**Stated task**
From the records below, pull each line that has "with".

###

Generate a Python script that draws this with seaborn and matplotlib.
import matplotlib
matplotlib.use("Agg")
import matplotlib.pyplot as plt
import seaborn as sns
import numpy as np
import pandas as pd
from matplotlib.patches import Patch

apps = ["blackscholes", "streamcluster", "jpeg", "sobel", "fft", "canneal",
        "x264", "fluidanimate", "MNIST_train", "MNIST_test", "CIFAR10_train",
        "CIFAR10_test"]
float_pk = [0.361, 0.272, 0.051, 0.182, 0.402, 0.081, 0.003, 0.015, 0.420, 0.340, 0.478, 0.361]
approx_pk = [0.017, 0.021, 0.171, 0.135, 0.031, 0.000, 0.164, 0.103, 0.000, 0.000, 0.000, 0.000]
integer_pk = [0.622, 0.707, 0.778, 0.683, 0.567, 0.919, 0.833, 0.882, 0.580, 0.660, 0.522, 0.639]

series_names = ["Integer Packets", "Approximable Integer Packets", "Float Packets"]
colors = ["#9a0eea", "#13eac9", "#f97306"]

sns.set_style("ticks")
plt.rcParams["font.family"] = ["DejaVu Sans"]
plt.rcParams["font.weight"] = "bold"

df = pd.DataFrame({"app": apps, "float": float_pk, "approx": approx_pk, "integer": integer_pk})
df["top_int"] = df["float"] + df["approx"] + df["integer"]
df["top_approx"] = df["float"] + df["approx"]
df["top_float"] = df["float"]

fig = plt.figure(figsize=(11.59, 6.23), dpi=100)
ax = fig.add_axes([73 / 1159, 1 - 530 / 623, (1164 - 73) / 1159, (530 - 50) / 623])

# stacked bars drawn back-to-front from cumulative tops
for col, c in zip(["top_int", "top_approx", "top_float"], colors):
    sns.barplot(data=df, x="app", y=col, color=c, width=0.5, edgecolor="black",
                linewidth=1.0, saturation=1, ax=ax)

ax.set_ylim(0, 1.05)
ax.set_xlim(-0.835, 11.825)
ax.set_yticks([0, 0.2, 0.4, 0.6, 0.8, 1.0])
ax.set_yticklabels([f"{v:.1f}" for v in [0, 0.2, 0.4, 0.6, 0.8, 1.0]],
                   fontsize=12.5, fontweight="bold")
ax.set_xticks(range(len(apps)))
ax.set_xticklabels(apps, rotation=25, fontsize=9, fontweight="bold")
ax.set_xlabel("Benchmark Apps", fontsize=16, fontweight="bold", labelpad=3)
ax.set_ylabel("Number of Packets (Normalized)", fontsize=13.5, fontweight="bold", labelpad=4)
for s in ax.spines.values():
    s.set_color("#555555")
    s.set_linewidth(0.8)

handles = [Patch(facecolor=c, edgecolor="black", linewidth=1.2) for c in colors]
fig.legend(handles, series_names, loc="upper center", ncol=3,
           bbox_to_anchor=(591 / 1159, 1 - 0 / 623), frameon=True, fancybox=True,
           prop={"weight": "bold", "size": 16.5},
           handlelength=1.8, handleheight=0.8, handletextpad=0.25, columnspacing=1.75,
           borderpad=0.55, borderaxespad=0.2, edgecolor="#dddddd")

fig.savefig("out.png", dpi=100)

###

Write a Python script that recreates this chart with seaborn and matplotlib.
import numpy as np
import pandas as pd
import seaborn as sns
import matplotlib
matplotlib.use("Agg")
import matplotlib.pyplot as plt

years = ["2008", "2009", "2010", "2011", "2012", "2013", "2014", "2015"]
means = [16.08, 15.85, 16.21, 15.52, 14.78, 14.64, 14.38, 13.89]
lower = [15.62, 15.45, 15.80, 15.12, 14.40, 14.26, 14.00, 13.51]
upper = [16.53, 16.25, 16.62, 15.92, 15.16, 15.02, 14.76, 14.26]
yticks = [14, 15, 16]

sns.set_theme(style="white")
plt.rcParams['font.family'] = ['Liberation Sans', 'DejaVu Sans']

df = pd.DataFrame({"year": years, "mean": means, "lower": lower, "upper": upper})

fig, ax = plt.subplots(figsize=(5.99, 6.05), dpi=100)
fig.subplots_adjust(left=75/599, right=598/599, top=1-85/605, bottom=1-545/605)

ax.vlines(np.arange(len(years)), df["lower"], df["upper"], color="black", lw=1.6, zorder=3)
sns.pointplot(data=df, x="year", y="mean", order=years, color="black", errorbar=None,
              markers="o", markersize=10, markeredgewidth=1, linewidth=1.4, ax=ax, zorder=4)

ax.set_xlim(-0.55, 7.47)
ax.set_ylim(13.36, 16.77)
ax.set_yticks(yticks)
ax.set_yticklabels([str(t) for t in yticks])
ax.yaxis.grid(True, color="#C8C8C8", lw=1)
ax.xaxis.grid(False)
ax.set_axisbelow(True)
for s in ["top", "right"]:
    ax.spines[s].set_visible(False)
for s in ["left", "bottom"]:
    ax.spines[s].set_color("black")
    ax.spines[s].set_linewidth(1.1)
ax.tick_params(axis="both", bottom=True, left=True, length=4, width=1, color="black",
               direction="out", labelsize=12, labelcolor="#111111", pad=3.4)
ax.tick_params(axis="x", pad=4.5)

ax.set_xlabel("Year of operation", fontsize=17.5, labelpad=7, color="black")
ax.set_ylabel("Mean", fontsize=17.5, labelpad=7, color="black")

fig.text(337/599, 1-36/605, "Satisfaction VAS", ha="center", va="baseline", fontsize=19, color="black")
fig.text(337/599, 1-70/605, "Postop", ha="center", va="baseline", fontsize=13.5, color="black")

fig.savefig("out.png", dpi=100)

###

**Complete answer**
Generate a Python script that draws this with seaborn and matplotlib.
Write a Python script that recreates this chart with seaborn and matplotlib.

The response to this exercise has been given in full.